WRITTEN TASK »
Transcribe the listing in full, excluding any pictures.

----

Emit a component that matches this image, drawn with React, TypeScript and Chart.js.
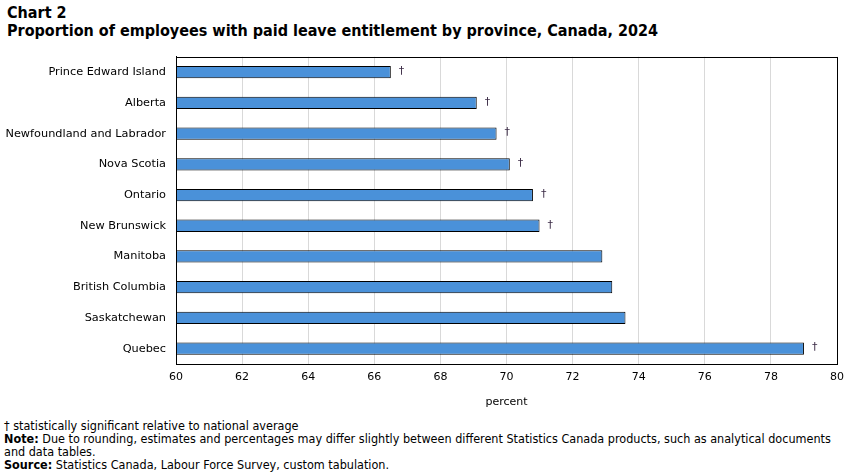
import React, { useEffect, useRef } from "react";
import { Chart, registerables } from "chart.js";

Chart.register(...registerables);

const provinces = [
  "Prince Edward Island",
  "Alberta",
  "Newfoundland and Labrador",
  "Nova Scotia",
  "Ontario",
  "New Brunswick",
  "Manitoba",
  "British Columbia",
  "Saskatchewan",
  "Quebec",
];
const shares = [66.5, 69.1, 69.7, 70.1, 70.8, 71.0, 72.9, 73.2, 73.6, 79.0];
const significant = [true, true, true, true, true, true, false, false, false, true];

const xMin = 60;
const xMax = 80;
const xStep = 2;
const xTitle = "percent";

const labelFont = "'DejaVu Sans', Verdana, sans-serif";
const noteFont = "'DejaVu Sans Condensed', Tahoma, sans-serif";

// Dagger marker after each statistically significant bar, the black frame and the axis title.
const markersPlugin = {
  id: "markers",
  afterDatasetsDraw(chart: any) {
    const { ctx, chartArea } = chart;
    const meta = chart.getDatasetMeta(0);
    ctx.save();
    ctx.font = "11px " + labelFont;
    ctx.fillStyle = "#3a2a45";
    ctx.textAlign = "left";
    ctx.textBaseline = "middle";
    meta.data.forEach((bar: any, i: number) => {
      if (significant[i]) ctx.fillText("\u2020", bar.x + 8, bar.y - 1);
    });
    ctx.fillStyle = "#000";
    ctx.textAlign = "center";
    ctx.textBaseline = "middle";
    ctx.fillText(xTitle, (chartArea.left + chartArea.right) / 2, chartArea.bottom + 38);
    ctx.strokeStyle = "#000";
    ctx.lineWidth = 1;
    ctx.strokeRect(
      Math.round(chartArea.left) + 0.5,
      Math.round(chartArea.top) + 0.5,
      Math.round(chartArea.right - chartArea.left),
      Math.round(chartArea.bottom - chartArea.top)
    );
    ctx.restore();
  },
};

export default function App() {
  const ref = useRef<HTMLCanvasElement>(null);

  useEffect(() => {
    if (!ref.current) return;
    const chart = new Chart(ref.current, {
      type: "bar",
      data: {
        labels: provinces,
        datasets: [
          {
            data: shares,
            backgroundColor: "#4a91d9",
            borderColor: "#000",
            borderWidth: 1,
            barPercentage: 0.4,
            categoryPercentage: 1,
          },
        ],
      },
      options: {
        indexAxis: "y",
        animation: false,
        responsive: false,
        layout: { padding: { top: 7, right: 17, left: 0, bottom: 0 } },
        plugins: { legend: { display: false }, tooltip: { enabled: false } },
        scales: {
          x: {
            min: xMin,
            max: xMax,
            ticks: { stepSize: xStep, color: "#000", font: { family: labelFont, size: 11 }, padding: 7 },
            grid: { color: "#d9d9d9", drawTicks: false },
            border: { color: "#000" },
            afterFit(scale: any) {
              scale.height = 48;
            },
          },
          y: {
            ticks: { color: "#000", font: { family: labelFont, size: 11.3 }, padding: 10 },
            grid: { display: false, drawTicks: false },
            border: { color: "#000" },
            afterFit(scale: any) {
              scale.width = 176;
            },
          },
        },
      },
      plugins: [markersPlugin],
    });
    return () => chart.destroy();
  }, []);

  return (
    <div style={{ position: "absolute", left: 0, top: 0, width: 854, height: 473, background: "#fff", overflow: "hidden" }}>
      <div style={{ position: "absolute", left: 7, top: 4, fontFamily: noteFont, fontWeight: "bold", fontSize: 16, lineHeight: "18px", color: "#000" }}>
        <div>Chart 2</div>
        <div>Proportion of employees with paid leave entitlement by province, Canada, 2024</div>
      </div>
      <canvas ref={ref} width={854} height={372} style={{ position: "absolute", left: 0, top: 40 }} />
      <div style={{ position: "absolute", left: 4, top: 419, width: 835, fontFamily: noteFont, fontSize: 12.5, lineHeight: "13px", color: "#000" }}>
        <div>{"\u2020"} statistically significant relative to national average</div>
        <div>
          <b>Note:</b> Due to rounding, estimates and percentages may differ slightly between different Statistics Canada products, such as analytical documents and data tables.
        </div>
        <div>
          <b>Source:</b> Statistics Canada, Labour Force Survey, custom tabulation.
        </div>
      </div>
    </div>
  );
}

----

RESULT »
Emit a component that matches this image, drawn with React, TypeScript and Chart.js.
import React, { useEffect, useRef } from "react";
import { Chart, registerables } from "chart.js";

Chart.register(...registerables);

const provinces = [
  "Prince Edward Island",
  "Alberta",
  "Newfoundland and Labrador",
  "Nova Scotia",
  "Ontario",
  "New Brunswick",
  "Manitoba",
  "British Columbia",
  "Saskatchewan",
  "Quebec",
];
const shares = [66.5, 69.1, 69.7, 70.1, 70.8, 71.0, 72.9, 73.2, 73.6, 79.0];
const significant = [true, true, true, true, true, true, false, false, false, true];

const xMin = 60;
const xMax = 80;
const xStep = 2;
const xTitle = "percent";

const labelFont = "'DejaVu Sans', Verdana, sans-serif";
const noteFont = "'DejaVu Sans Condensed', Tahoma, sans-serif";

// Dagger marker after each statistically significant bar, the black frame and the axis title.
const markersPlugin = {
  id: "markers",
  afterDatasetsDraw(chart: any) {
    const { ctx, chartArea } = chart;
    const meta = chart.getDatasetMeta(0);
    ctx.save();
    ctx.font = "11px " + labelFont;
    ctx.fillStyle = "#3a2a45";
    ctx.textAlign = "left";
    ctx.textBaseline = "middle";
    meta.data.forEach((bar: any, i: number) => {
      if (significant[i]) ctx.fillText("\u2020", bar.x + 8, bar.y - 1);
    });
    ctx.fillStyle = "#000";
    ctx.textAlign = "center";
    ctx.textBaseline = "middle";
    ctx.fillText(xTitle, (chartArea.left + chartArea.right) / 2, chartArea.bottom + 38);
    ctx.strokeStyle = "#000";
    ctx.lineWidth = 1;
    ctx.strokeRect(
      Math.round(chartArea.left) + 0.5,
      Math.round(chartArea.top) + 0.5,
      Math.round(chartArea.right - chartArea.left),
      Math.round(chartArea.bottom - chartArea.top)
    );
    ctx.restore();
  },
};

export default function App() {
  const ref = useRef<HTMLCanvasElement>(null);

  useEffect(() => {
    if (!ref.current) return;
    const chart = new Chart(ref.current, {
      type: "bar",
      data: {
        labels: provinces,
        datasets: [
          {
            data: shares,
            backgroundColor: "#4a91d9",
            borderColor: "#000",
            borderWidth: 1,
            barPercentage: 0.4,
            categoryPercentage: 1,
          },
        ],
      },
      options: {
        indexAxis: "y",
        animation: false,
        responsive: false,
        layout: { padding: { top: 7, right: 17, left: 0, bottom: 0 } },
        plugins: { legend: { display: false }, tooltip: { enabled: false } },
        scales: {
          x: {
            min: xMin,
            max: xMax,
            ticks: { stepSize: xStep, color: "#000", font: { family: labelFont, size: 11 }, padding: 7 },
            grid: { color: "#d9d9d9", drawTicks: false },
            border: { color: "#000" },
            afterFit(scale: any) {
              scale.height = 48;
            },
          },
          y: {
            ticks: { color: "#000", font: { family: labelFont, size: 11.3 }, padding: 10 },
            grid: { display: false, drawTicks: false },
            border: { color: "#000" },
            afterFit(scale: any) {
              scale.width = 176;
            },
          },
        },
      },
      plugins: [markersPlugin],
    });
    return () => chart.destroy();
  }, []);

  return (
    <div style={{ position: "absolute", left: 0, top: 0, width: 854, height: 473, background: "#fff", overflow: "hidden" }}>
      <div style={{ position: "absolute", left: 7, top: 4, fontFamily: noteFont, fontWeight: "bold", fontSize: 16, lineHeight: "18px", color: "#000" }}>
        <div>Chart 2</div>
        <div>Proportion of employees with paid leave entitlement by province, Canada, 2024</div>
      </div>
      <canvas ref={ref} width={854} height={372} style={{ position: "absolute", left: 0, top: 40 }} />
      <div style={{ position: "absolute", left: 4, top: 419, width: 835, fontFamily: noteFont, fontSize: 12.5, lineHeight: "13px", color: "#000" }}>
        <div>{"\u2020"} statistically significant relative to national average</div>
        <div>
          <b>Note:</b> Due to rounding, estimates and percentages may differ slightly between different Statistics Canada products, such as analytical documents and data tables.
        </div>
        <div>
          <b>Source:</b> Statistics Canada, Labour Force Survey, custom tabulation.
        </div>
      </div>
    </div>
  );
}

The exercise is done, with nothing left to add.